Milestones, assumptions, and tasks.
Why do some young companies thrive while others struggle to find their way?
According to Guy Kawasaki “weaving a MAT” could help us validate our strategy and organize actions.
Young companies function around three things:
Milestones, assumptions, and tasks.
To explain, let's use an ice hockey analogy.
Guy Kawasaki explained this a few years ago.
Imagine a machine smoothing the ice rink, creating a clean surface.
A startup is similar.
You begin with a clean slate.
At the start, it's smooth and clear.
This is where milestones, assumptions, and tasks come in. Let’s break down each one:
1. Milestone focus
Milestones are achievements that increase the valuation of the company.
Our focus was always on the next step.
Always moving closer to our goals.
Milestones were our checkpoints.
Keeping us on the right track.
Our focus was extremely linear—on the next milestone.
2. Assumption validation
At my startup we assumed we would build a product and customers would come.

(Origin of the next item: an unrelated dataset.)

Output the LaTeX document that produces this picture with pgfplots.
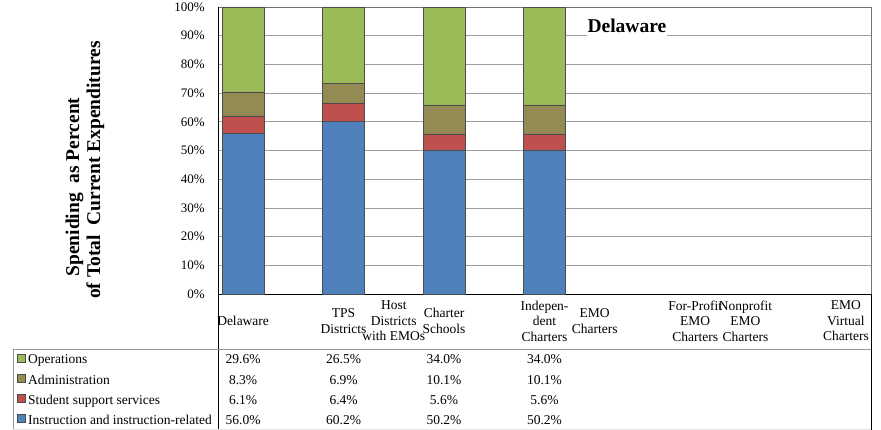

That was our biggest assumption.
One we should have validated much earlier in our startup journey.
Were we building the right thing?
Did our customers truly want it?
3. Task alignment
We rarely disagreed on what needed to be done.
A clear vision and playing to the founders strengths helped us divide tasks efficiently.
Clarity reduced friction and kept us aligned.
Creating a business gave me the chance to oversee real movement and action.
How about you?
Do you have an untested assumption that should be validated sooner rather than later?